● **PROBLEM TO WORK ON**
Without the pictures, print the lines running from the beginning of the material to the line containing "from bokeh.resources import INLINE", both ends included.

● **PROVIDED DATA**
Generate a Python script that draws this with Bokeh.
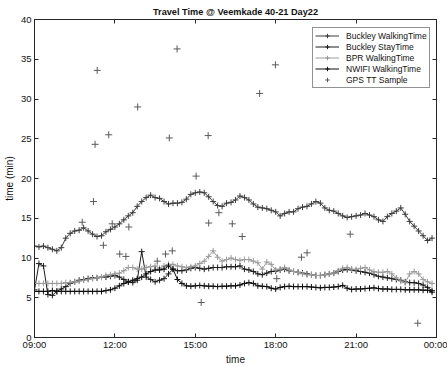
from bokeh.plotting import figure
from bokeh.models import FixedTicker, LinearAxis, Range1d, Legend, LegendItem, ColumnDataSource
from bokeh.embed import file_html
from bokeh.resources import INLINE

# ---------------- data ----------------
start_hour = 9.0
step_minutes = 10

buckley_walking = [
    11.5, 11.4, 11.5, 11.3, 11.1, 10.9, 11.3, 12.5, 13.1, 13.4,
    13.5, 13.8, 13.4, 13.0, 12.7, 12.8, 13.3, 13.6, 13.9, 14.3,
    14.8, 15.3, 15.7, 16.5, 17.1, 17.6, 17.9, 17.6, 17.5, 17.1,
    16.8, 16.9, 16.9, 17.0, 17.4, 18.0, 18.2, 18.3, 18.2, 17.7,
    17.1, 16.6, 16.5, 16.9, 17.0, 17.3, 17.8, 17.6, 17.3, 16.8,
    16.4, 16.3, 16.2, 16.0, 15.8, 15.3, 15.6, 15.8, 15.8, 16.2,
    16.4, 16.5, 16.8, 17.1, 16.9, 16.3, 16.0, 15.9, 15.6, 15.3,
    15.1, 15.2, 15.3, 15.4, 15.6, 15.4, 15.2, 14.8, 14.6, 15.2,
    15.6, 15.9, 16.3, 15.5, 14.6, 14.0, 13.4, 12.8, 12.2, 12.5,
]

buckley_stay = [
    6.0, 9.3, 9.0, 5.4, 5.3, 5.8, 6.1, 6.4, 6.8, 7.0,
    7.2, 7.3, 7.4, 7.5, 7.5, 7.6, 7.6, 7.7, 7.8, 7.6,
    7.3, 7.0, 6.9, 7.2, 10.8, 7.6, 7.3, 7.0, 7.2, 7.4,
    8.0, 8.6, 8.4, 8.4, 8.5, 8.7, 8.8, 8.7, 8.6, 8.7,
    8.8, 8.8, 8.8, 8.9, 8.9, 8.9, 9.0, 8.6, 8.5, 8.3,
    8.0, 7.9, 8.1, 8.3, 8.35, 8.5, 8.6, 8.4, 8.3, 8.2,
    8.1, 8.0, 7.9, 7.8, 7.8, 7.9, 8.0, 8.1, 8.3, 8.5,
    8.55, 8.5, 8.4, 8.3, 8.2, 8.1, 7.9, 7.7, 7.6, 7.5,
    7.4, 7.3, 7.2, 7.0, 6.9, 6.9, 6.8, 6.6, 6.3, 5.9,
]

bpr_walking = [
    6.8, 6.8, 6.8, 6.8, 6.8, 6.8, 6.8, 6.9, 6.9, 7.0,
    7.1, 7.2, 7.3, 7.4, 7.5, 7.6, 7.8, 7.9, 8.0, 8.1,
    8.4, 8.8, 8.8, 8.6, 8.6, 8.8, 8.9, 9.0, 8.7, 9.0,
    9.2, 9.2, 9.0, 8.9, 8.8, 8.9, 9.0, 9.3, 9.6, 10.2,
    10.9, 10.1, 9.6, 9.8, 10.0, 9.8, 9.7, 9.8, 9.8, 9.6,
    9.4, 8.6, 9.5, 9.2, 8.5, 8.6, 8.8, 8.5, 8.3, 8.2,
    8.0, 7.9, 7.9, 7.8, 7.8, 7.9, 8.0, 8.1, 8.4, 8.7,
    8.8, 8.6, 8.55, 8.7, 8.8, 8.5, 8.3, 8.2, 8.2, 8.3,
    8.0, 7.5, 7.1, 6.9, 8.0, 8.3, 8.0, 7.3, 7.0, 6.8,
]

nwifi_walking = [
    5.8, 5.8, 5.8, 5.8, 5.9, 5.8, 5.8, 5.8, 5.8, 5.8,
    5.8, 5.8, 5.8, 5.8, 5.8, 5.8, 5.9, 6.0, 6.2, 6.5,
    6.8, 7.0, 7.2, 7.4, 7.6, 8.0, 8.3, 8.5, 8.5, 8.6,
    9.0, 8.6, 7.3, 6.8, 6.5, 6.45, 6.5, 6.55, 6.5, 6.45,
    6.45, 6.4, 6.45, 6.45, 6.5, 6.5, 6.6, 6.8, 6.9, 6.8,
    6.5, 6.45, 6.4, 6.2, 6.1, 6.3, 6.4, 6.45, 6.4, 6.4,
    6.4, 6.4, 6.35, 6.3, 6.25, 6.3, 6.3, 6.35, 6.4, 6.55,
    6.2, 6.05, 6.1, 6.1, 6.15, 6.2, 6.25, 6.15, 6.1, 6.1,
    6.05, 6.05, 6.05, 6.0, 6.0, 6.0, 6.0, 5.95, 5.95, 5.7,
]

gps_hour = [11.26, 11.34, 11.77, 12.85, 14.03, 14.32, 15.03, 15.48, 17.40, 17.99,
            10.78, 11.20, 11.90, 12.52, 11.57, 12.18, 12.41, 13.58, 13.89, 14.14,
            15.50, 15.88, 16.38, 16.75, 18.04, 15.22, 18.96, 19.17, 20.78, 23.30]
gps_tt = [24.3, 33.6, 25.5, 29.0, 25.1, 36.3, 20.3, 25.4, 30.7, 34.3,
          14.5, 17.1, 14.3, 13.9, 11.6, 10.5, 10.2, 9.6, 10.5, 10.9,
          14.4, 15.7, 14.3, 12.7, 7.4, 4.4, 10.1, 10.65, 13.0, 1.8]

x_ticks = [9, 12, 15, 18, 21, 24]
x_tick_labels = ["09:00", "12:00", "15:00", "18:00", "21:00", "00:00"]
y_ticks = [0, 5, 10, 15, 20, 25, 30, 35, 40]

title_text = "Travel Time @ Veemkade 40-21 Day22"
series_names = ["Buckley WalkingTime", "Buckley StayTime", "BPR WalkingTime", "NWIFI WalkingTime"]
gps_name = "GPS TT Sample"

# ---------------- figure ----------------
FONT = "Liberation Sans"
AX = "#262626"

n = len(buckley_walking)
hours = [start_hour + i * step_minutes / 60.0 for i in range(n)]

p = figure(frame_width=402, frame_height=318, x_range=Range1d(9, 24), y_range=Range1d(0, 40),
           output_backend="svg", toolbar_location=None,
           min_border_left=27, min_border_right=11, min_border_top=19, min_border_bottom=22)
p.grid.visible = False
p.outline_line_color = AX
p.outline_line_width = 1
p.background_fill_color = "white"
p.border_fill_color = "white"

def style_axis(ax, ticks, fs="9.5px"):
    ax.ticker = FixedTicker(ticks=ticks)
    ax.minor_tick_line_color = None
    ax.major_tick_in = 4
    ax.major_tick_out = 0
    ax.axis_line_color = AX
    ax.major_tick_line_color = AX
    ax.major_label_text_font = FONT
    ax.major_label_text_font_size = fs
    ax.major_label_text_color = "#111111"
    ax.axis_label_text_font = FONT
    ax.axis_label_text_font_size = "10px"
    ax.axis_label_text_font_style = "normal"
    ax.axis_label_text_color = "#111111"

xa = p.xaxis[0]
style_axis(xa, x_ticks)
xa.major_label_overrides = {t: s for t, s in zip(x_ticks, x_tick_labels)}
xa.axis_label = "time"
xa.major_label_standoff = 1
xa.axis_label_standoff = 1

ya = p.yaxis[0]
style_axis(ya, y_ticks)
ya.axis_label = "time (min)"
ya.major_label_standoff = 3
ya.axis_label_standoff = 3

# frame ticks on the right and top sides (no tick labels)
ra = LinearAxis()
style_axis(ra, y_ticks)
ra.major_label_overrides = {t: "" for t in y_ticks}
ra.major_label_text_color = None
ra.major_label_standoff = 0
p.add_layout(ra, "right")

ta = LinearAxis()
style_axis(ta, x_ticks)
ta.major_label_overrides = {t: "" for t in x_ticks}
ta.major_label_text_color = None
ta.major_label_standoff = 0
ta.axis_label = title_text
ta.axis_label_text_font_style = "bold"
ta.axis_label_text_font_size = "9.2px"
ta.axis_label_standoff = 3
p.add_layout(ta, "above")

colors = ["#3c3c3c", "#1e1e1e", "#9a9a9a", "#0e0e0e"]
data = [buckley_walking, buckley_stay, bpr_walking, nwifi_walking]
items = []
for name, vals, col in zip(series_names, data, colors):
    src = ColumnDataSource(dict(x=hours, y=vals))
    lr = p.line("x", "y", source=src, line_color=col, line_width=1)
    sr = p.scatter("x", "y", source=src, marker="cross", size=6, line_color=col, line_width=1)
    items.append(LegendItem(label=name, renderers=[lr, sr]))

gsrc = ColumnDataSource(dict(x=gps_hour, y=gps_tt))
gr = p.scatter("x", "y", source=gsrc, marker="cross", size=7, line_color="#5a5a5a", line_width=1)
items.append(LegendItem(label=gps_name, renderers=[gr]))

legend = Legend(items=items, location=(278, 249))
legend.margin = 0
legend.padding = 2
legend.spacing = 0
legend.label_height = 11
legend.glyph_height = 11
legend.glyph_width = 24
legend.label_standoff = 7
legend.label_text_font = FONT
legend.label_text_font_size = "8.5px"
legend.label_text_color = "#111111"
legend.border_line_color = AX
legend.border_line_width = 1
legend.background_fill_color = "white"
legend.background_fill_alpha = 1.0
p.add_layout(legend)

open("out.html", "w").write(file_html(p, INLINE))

● **WORKED ANSWER**
Generate a Python script that draws this with Bokeh.
from bokeh.plotting import figure
from bokeh.models import FixedTicker, LinearAxis, Range1d, Legend, LegendItem, ColumnDataSource
from bokeh.embed import file_html
from bokeh.resources import INLINE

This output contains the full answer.